Under the CID, the city would levy a special 1.6 percent sales tax on the property for up to 22 years as well as collect CID assessments of $265,000 a year. A previous version of the CID set the sales tax at 1.3 percent.

Finally, the city would also issue so-called industrial revenue bonds that the developers could use to pay for construction materials, furnishings and other purchases and avoid an estimated $1.3 million in sales taxes.

Jeff White with Columbia Capital, the city’s financial adviser, said that while the city would authorize all of the various bonds, the developers and not Shawnee taxpayers would be responsible for paying them off.

Light added that if the developers were unable to make bond payments or if the entire project collapsed, it would not affect the city’s credit rating — although it could hurt the city’s reputation when it sought bond investors for future projects.

Given the property’s difficult history, the city is requiring Bellmont Partners to make a number of requirements that the project will actually get built this time. For example, the developers must personally guarantee they’ll complete at least 110,500 square feet of retail space on the north side of the project.

Light said that even if the developers built nothing else, the initial amount of guaranteed retail space would likely generate enough property and sales taxes to pay off the bonds on time.

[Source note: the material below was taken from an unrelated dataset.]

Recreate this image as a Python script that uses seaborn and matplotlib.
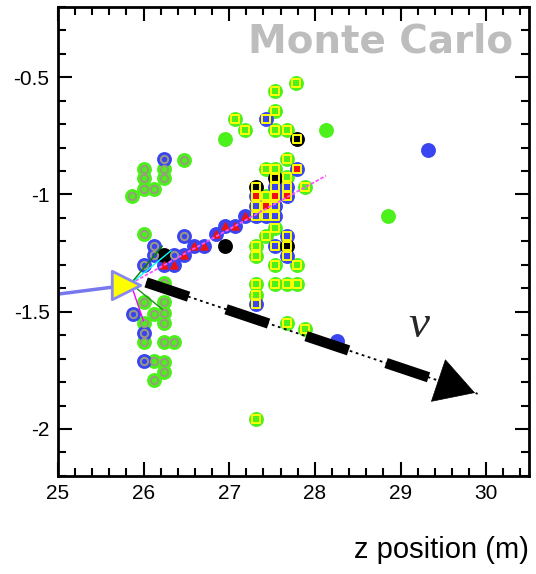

The developers also must provide the city with signed leases from prospective retail tenants with contracts to actually open for business before the city will sell the bonds later this spring. They must also meet other requirements before they can begin selling outparcels and restaurant pads to third-party developers. Legacy has already said it plans to sell the mixed-use building with the apartments to Bach Homes.

Council member Stephanie Meyer said she was still concerned that the guarantees applied to retail space and not the apartments or restaurants.

“When I talk to my constituents, the things they talk about is they really want the restaurant part of it. We’ve talked about how there’s not really high-end non-single-family housing available,” Meyer said. “Certainly the retail is a part of it, but I feel like the multi-family and the restaurant piece are so really critical to what makes this development really unique.”

Greg Musil, an attorney representing the developers, said his clients plan to have a purchase agreement with Bach Homes before the bonds are sold and that they must have contracts to build the project in order to get the revenue needed for streets and other public infrastructure in the project.

“Everyone is aligned to get that done,” Musil said.

If everything goes to plan, he estimated the developers would begin construction later this year and complete the first 145,000 square feet of retail by the end of 2020. The remainder of the project would be built by the end of 2021, he said.

Both Musil and the city’s consultants noted that Monday’s vote was just the first of many in the coming months as the two sides hammer out the remaining wrinkles in their development agreements, get financing approvals and determine if they can find enough investors willing to buy the project’s bonds. Ultimately, the council members could decide not to sell the bonds if they don’t like facets of the eventual deal.

“This is not a final step,” Musil said.

But resident Kris Durbin told the council that was a “dangerous path” to take.

“If you’re OK with not having any idea what’s going to go in this thing and understand that you might have to make some difficult decisions later and pass those decisions because that’s the only way to finish this project and pay back your bond holders, then vote yes,” Durbin said. “But that’s a pretty big risk to take.”

▪ In other business, the council voted unanimously to acquire by eminent domain 20.6 acres at 18570 Johnson Drive for a potential central operation hub for the city’s Parks and Recreation Department. The site currently holds a 30,000-square-foot warehouse.

Melissa Sherman, an attorney representing the current landowner, Wayne Development, claimed that the city was trying to acquire the property to prevent Wayne and partner Republic Services, which specializes in waste management, from opening a hauling business on the site.

Sherman said the city had a chance to buy the land but showed no interest until after Wayne purchased the site last summer for $3.5 million. She said the proposed business would create 145 jobs and represented a “multimillion-dollar” investment.

“From the start of Wayne Development’s meetings with the city, the message from the city was ‘We don’t want you here,’” Sherman said.

After the meeting, City Manager Nolan Sunderman declined to comment about the purchase, citing the potential litigation.